UK soldiers will not face charges for Iraq assault
LONDON, Jan 4 (Reuters) Nine British soldiers investigated over a filmed assault on Iraqi civilians after a riot in 2004 will not face criminal charges, the Ministry of Defence said today.
Video footage aired in February last year showed British troops beating and kicking four Iraqi men seized from a crowd of rioters, minutes after a mortar bomb attack on their camp in Al Amarah in southern Iraq.
Two soldiers were seen kicking the body of a dead Iraqi.
The footage was released by Britain's News of the World newspaper and shown widely on British and Arab television.
The images sparked protests in the British-controlled province of Basra. Local politicians temporarily ended cooperation with British troops and demonstrators marched on the British consulate.
The Army Prosecuting Authority (APA) decided there was insufficient evidence to secure a conviction and that pursuing charges was not in the public interest.

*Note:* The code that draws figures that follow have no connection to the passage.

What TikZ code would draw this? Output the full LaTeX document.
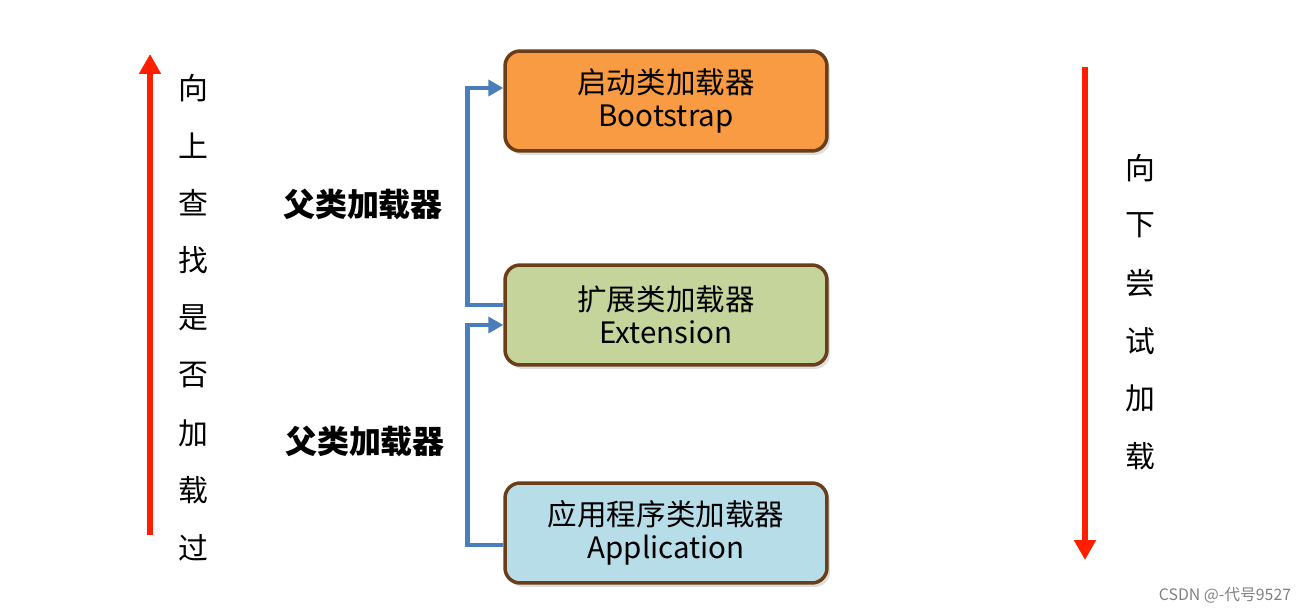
\documentclass[tikz,border=0pt]{standalone}
\usepackage{fontspec}
\setmainfont{Noto Sans CJK SC}
\usepackage{tikz}
\usetikzlibrary{arrows.meta, calc, shadows}

\definecolor{bootfill}{RGB}{249,155,66}
\definecolor{extfill}{RGB}{196,212,155}
\definecolor{appfill}{RGB}{183,221,232}
\definecolor{boxline}{RGB}{106,62,24}
\definecolor{linkblue}{RGB}{74,126,187}
\definecolor{arrowred}{RGB}{255,30,0}

\tikzset{
    loader/.style={draw=boxline, line width=0.07cm, rounded corners=0.3cm,
        minimum width=6.44cm, minimum height=2cm, align=center,
        font=\fontsize{16.8}{19}\selectfont,
        drop shadow={opacity=0.25, shadow xshift=0.06cm, shadow yshift=-0.08cm}},
    link/.style={draw=linkblue, line width=0.09cm,
        -{Triangle[width=0.32cm,length=0.3cm]}},
    bigarrow/.style={draw=arrowred, line width=0.12cm,
        -{Triangle[width=0.42cm,length=0.4cm]}},
    vtext/.style={font=\fontsize{17}{17}\selectfont},
    parent/.style={font=\fontsize{18.2}{18.2}\selectfont\bfseries}
}

\begin{document}
\begin{tikzpicture}[x=0.02cm, y=-0.02cm]
        \useasboundingbox (0,0) rectangle (1311,614);

        % Draw the three loaders
        \node[loader, fill=bootfill] (boot) at (666,101) {启动类加载器\\Bootstrap};
        \node[loader, fill=extfill] (ext) at (666,315) {扩展类加载器\\Extension};
        \node[loader, fill=appfill] (app) at (666,533) {应用程序类加载器\\Application};

        % Parent links
        \draw[link] ($(ext.west)+(0,-10)$) -- ++(-36,0) |- ($(boot.west)+(0,-13)$);
        \draw[link] ($(app.west)+(0,12)$) -- ++(-36,0) |- ($(ext.west)+(0,10)$);
        \node[parent] (p1) at (363,204) {父类加载器};
        \node[parent] (p2) at (365,441) {父类加载器};

        % Red arrows
        \coordinate (upstart) at (150,535);
        \coordinate (upend) at (150,54);
        \coordinate (downstart) at (1085,67);
        \coordinate (downend) at (1085,560);
        \draw[bigarrow] (upstart) -- (upend);
        \draw[bigarrow] (downstart) -- (downend);

        % Vertical texts
        \foreach \ch [count=\i] in {向,上,查,找,是,否,加,载,过} {
            \node[vtext] (up\i) at (193,{88+57.5*(\i-1)}) {\ch};
        }
        \foreach \ch [count=\i] in {向,下,尝,试,加,载} {
            \node[vtext] (down\i) at (1140,{168+57.6*(\i-1)}) {\ch};
        }

        % Watermark
        \node[font=\fontsize{9}{9}\selectfont, text=gray] (mark) at (1225,595) {CSDN @-代号9527};
    \end{tikzpicture}
\end{document}
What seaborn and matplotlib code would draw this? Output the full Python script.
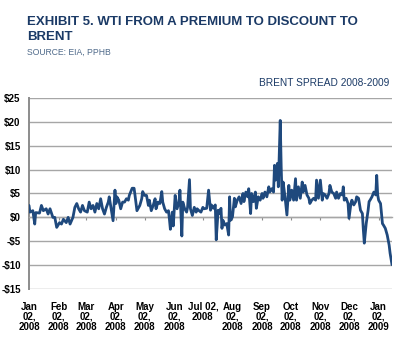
import numpy as np
import pandas as pd
import matplotlib
matplotlib.use("Agg")
import matplotlib.pyplot as plt
import matplotlib.dates as mdates
from matplotlib.ticker import FuncFormatter
import seaborn as sns

# ---- data ----
start_date = "2008-01-02"
day_offsets = [
    0, 1, 4, 6, 7, 11, 13, 15, 18, 20,
    22, 25, 27, 29, 32, 34, 36, 39, 41, 43,
    46, 48, 50, 52, 54, 56, 58, 61, 63, 65,
    67, 69, 71, 73, 75, 77, 79, 81, 83, 84,
    86, 88, 90, 91, 92, 94, 96, 98, 100, 102,
    104, 105, 108, 110, 111, 113, 116, 118, 119, 121,
    123, 125, 126, 128, 130, 132, 133, 135, 137, 139,
    140, 142, 144, 146, 147, 148, 150, 151, 153, 155,
    157, 158, 160, 161, 163, 165, 166, 168, 169, 171,
    173, 175, 176, 178, 180, 182, 183,
    186, 188, 190, 191, 193, 195, 196, 198, 199, 201,
    202, 203, 205, 207, 209, 210, 211, 213, 215, 216,
    218, 220, 222, 224, 225, 227, 229, 230, 232, 233,
    235, 237, 238, 240, 242, 244, 245, 247, 249, 251,
    252, 254, 256, 257, 258, 260, 261, 263, 264, 265,
    266, 268, 270, 272, 273, 275, 277, 279, 280, 282,
    284, 286, 287, 289, 291, 293, 294, 296, 298, 300,
    301, 303, 305, 307, 308, 310, 312, 314, 315, 317,
    319, 321, 322, 324, 326, 328, 329, 330, 332, 334,
    335, 337, 338, 340, 342, 343, 345, 347, 349, 350,
    351, 353, 355, 356, 357, 359, 361, 363, 364, 365,
    366, 368, 370, 371, 373, 375, 377, 378, 380,
]
spread = [
    2.5, 1.1, 1.4, -1.4, 1.0, 0.9, 2.5, 1.4, 1.8, 0.7,
    1.8, 0.0, 0.0, -2.1, -1.1, -1.4, -0.4, -1.1, 0.0, -1.4,
    0.0, 2.1, 2.9, 1.8, 1.1, 2.5, 1.4, 1.1, 3.2, 1.8,
    2.5, 1.1, 2.9, 1.8, 3.9, 1.8, 0.7, 2.1, 3.2, 4.3,
    1.8, -0.7, 5.7, 2.9, 4.3, 3.6, 1.8, 3.2, 3.2, 3.9,
    3.6, 4.6, 6.1, 6.1, 4.6, 1.4, 2.5, 3.9, 5.4, 4.6,
    4.6, 2.5, 3.6, 1.4, 2.5, 3.9, 1.8, 3.2, 2.9, 5.4,
    3.2, 1.8, 1.1, 1.4, -0.4, -2.5, 1.1, -1.8, 4.6, 1.8,
    3.2, 5.7, -3.9, 3.2, 1.8, 1.1, 2.1, 7.9, 1.8, 0.4,
    2.1, 1.1, 1.8, 1.4, 1.1, 2.1, 1.8,
    1.9, 5.7, 1.5, 2.6, 1.9, 2.6, -4.7, 1.5, 0.8, 1.9,
    -2.3, -0.6, -1.6, -1.3, -3.7, 4.3, -0.6, 0.1, 4.0, 2.2,
    3.6, 4.3, 2.9, 5.0, 3.3, 5.3, 4.3, 6.0, 0.8, 5.0,
    3.3, 5.3, 1.9, 4.3, 3.6, 5.0, 4.0, 5.3, 4.3, 6.4,
    5.3, 6.0, 5.3, 10.9, 7.8, 11.3, 6.4, 20.3, 10.6, 3.6,
    7.4, 4.3, 0.5, 6.7, 3.6, 5.7, 3.6, 8.1, 3.6, 6.4,
    4.0, 7.4, 5.3, 6.7, 4.7, 4.0, 2.9, 3.6, 4.0, 3.6,
    7.8, 4.0, 7.8, 3.6, 5.0, 4.7, 4.0, 5.0, 6.7, 5.3,
    5.0, 4.0, 5.3, 4.0, 5.0, 4.7, 6.4, 3.6, 4.0, 2.9,
    -0.2, 2.9, 3.6, 2.6, 3.3, 4.3, 4.0, 1.5, 0.8, -2.6,
    -5.4, -1.3, 1.5, 3.3, 3.6, 4.3, 5.3, 4.7, 8.8, 4.7,
    3.6, 2.9, -1.3, -1.6, -2.3, -3.7, -5.8, -7.5, -9.9,
]
tick_dates = [
    "2008-01-02", "2008-02-02", "2008-03-02", "2008-04-02", "2008-05-02",
    "2008-06-02", "2008-07-02", "2008-08-02", "2008-09-02", "2008-10-02",
    "2008-11-02", "2008-12-02", "2009-01-02",
]
tick_labels = [
    "Jan\n02,\n2008", "Feb\n02,\n2008", "Mar\n02,\n2008", "Apr\n02,\n2008",
    "May\n02,\n2008", "Jun\n02,\n2008", "Jul 02,\n2008", "Aug\n02,\n2008",
    "Sep\n02,\n2008", "Oct\n02,\n2008", "Nov\n02,\n2008", "Dec\n02,\n2008",
    "Jan\n02,\n2009",
]
y_ticks = [-15, -10, -5, 0, 5, 10, 15, 20, 25]

title = "EXHIBIT 5. WTI FROM A PREMIUM TO DISCOUNT TO\nBRENT"
source = "SOURCE: EIA, PPHB"
subtitle = "BRENT SPREAD 2008-2009"

# ---- build frame ----
dates = pd.Timestamp(start_date) + pd.to_timedelta(day_offsets, unit="D")
df = pd.DataFrame({"date": dates, "spread": spread})

sns.set_theme(style="white")
plt.rcParams["font.family"] = ["Liberation Sans", "DejaVu Sans"]

navy = "#1b3a66"
line_col = "#1f497d"
grid_col = "#a6a6a6"

fig = plt.figure(figsize=(4.0, 3.53), dpi=100)
ax = fig.add_axes([0.0725, 0.1813, 0.9075, 0.5411])

sns.lineplot(data=df, x="date", y="spread", ax=ax, color=line_col,
             linewidth=2.0, zorder=3)

ax.set_ylim(-15, 25)
ax.set_xlim(dates[0], dates[-1])
ax.set_yticks(y_ticks)
ax.yaxis.set_major_formatter(FuncFormatter(
    lambda v, p: f"${v:.0f}" if v >= 0 else f"-${-v:.0f}"))
ax.yaxis.grid(True, color=grid_col, linewidth=1.0)
ax.xaxis.grid(False)
ax.set_xlabel("")
ax.set_ylabel("")

for s in ["top", "right"]:
    ax.spines[s].set_visible(False)
ax.spines["left"].set_color("#8c8c8c")
ax.spines["left"].set_linewidth(1.4)
ax.spines["bottom"].set_position(("data", 0))
ax.spines["bottom"].set_color(grid_col)
ax.spines["bottom"].set_linewidth(1.0)

tick_nums = mdates.date2num(pd.to_datetime(tick_dates))
ax.set_xticks(tick_nums)
ax.tick_params(axis="x", direction="out", length=2.5, width=0.8,
               color="#8c8c8c", labelbottom=False, bottom=True)
ax.tick_params(axis="y", length=0, pad=6, labelsize=7, labelcolor="black")
for lab in ax.get_yticklabels():
    lab.set_fontweight("bold")

sec = ax.secondary_xaxis("bottom")
sec.set_xticks(tick_nums, tick_labels)
sec.tick_params(length=0, pad=9, labelsize=7, labelcolor="black")
sec.spines["bottom"].set_visible(False)
for lab in sec.get_xticklabels():
    lab.set_fontweight("bold")
    lab.set_linespacing(1.05)
    lab.set_horizontalalignment("center")

fig.text(0.0675, 0.955, title, fontsize=9.5, fontweight="bold", color=navy,
         ha="left", va="top", linespacing=1.3)
fig.text(0.0675, 0.851, source, fontsize=6.2, color="#4f6a8a",
         ha="left", va="center")
fig.text(0.973, 0.764, subtitle, fontsize=7.3, color=navy,
         ha="right", va="center")

fig.savefig("out.png", dpi=100)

''Having carefully considered all the evidence, and having sought the opinion of independent leading counsel, the APA has decided that the servicemen should not be tried by court-martial,'' the APA said in a statement.
The ruling was made in December but released by the Ministry of Defence today.
Investigators found there was insufficient evidence to convict six soldiers.
Evidence would support charging two soldiers with battery but there was a time limit of six months on such prosecutions and the incident occurred in April 2004, the APA said.
No criminal action would be taken against the soldier who filmed the incidents.
Two of the soldiers may be punished by the military over allegations they kicked the body of a dead Iraqi, it added, while the Army may also discipline the other soldiers.
The video footage was released at a time of heightened tensions between Iraqis and foreign forces in the wake of the Abu Ghraib prisoner abuse scandal.
Several U S soldiers have been convicted in relation to the abuse of Iraqi prisoners at Abu Ghraib. Photographs of the abuse were published around the world.